Last edited: Mar 6, 2017
15. Mar 6, 2017

### Staff: Mentor

One answer to that is the one Nugatory gave. His answer considers the possibility that QFT as we know it is not a fundamental theory, but just an approximation to something deeper (string theory? loop quantum gravity? we don't know at this point). The something deeper would be the "underlying physics", but as Nugatory says, we can't test any of it experimentally and QFT doesn't tell us anything about it.

The answer I would give, if we just take QFT as our theory and don't concern ourselves with what might lie "underneath" it, is that the path integral is the underlying physics; anything else, such as trying to interpret the individual paths in the path integral as "photon trajectories", is interpretation, and interpretation is not physics.

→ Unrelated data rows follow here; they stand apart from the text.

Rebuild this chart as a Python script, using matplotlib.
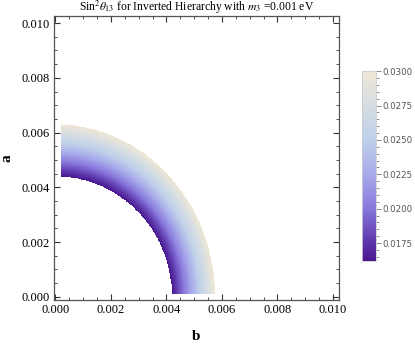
import numpy as np
import matplotlib
matplotlib.use('Agg')
import matplotlib.pyplot as plt
from matplotlib.colors import LinearSegmentedColormap
from matplotlib.ticker import MultipleLocator

# boundaries of the allowed region (inner, outer)
b_edge = [0.0042, 0.00575]   # where the band meets the b axis
a_edge = [0.0044, 0.0063]    # where the band meets the a axis
sin2_range = [0.0162, 0.0300]  # sin^2 theta13 at inner / outer edge
b_start = 0.0002
a_start = 0.0001

cbar_ticks = [0.0175, 0.0200, 0.0225, 0.0250, 0.0275, 0.0300]
axis_ticks = [0.000, 0.002, 0.004, 0.006, 0.008, 0.010]

# colour scheme sampled from the legend bar
cm_vals = [0.0162, 0.0175, 0.0200, 0.0225, 0.0250, 0.0275, 0.0300]
cm_cols = ['#4a1890', '#5b34a8', '#8878dc', '#a8aaea', '#bfd0ea', '#d5dde3', '#eee7d5']
lo, hi = sin2_range
cmap = LinearSegmentedColormap.from_list(
    'mma', [((v - lo) / (hi - lo), c) for v, c in zip(cm_vals, cm_cols)])

plt.rcParams['font.family'] = 'Liberation Serif'
plt.rcParams['mathtext.fontset'] = 'stix'

# build the field
bb = np.linspace(b_start, 0.0065, 500)
aa = np.linspace(a_start, 0.0070, 500)
B, A = np.meshgrid(bb, aa)
r = np.hypot(B, A)
phi = np.arctan2(A, B)

def ell(p, q):
    return 1.0 / np.sqrt(np.cos(phi)**2 / p**2 + np.sin(phi)**2 / q**2)

r_in = ell(b_edge[0], a_edge[0])
r_out = ell(b_edge[1], a_edge[1])
s = (r - r_in) / (r_out - r_in)
Z = lo + s * (hi - lo)
Z = np.ma.masked_where((s < 0) | (s > 1), Z)

fig = plt.figure(figsize=(4.15, 3.47), dpi=100)
ax = fig.add_axes([0.130, 0.135, 0.687, 0.819])
mesh = ax.pcolormesh(B, A, Z, cmap=cmap, vmin=lo, vmax=hi, shading='auto', rasterized=True)

ax.set_xlim(-0.000054, 0.01022)
ax.set_ylim(-0.00012, 0.01026)
ax.set_xticks(axis_ticks)
ax.set_yticks(axis_ticks)
ax.set_xticklabels(['%.3f' % t for t in axis_ticks])
ax.set_yticklabels(['%.3f' % t for t in axis_ticks])
ax.xaxis.set_minor_locator(MultipleLocator(0.0005))
ax.yaxis.set_minor_locator(MultipleLocator(0.0005))
ax.tick_params(which='both', direction='in', top=True, right=True, labelsize=9, color='#333333')
ax.tick_params(which='major', length=4, width=0.8, pad=3)
ax.tick_params(which='minor', length=2, width=0.6)
for sp in ax.spines.values():
    sp.set_color('#555555')
    sp.set_linewidth(0.9)

ax.set_xlabel('b', fontweight='bold', fontsize=11, labelpad=10)
ax.set_ylabel('a', fontweight='bold', fontsize=11, labelpad=6)
ax.set_title(r'Sin$^2\theta_{13}$ for Inverted Hierarchy with $m_3$ =0.001 eV', fontsize=8.4, pad=2)

cax = fig.add_axes([0.872, 0.248, 0.034, 0.547])
cb = fig.colorbar(mesh, cax=cax, ticks=cbar_ticks)
cb.ax.set_yticklabels(['%.4f' % t for t in cbar_ticks])
cb.ax.yaxis.set_minor_locator(MultipleLocator(0.0005))
cb.ax.tick_params(which='both', labelsize=6.2, colors='#777777', labelcolor='#555555', width=0.6, pad=1)
cb.ax.tick_params(which='major', length=3.5)
cb.ax.tick_params(which='minor', length=2)
for t in cb.ax.get_yticklabels():
    t.set_family('DejaVu Sans')
cb.outline.set_edgecolor('#cccccc')
cb.outline.set_linewidth(0.6)

fig.savefig('out.png', dpi=100)
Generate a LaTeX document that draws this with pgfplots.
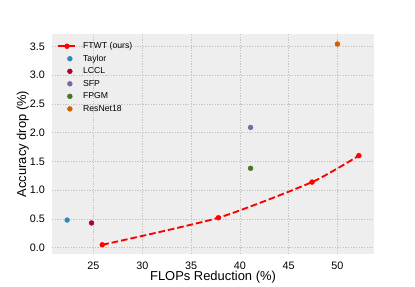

It's just a story you can tell once you already know the physics, that describes it in terms that you find preferable.

16. Mar 7, 2017

### vanhees71

I cannot see any sense in the notion of "photon trajectories", even in a very weak sense of scientific honesty calling it "interpretation". You can be sure that "interpretation" beyond of the level that is needed to make the mathematical definitions of physical theories applicable to real-world observations confuses the physical sense in general. In the particular case of "photon trajectories" there is not even a mathematical way to define what could be meant by that, because as field quanta of a massless vector field it is not possible to define a position observable for photons at all, and if there is no clear mathematical definition of position, there's no clear definition of trajectory nor does any "interpretation" of this undefined notion make the slightest sense.

In QFT the path integral is not integrating over paths but over field configurations, which solves this obvious confusion in half a sentence. Feynman's method in his popular book (it's better than most popular science books on this topic, but it's still not the true thing) has not much to do with photons. It's just a simplified way of Huygens's principle, which is an approximate solution of Maxwell's equations for diffraction in the Fraunhofer limit. The idea is that you get (an approximation) of the electromagnetic field behind obstacles like slits or gratings in thinking of any point in the opening as a source of a spherical wave. At a given point you then get the electromagnetic field (approximately) as the superposition of all these "elementary waves".

For experiments, using single photons as light source (which only in the recent years has become an easy standard in the lab by the way) the corresponding intensity on the screen has to be interpreted as detection probability for photons. The "position" is defined by the detector not by the photons. Mathematically what you measure are correlation functions of electromagnetic field operators.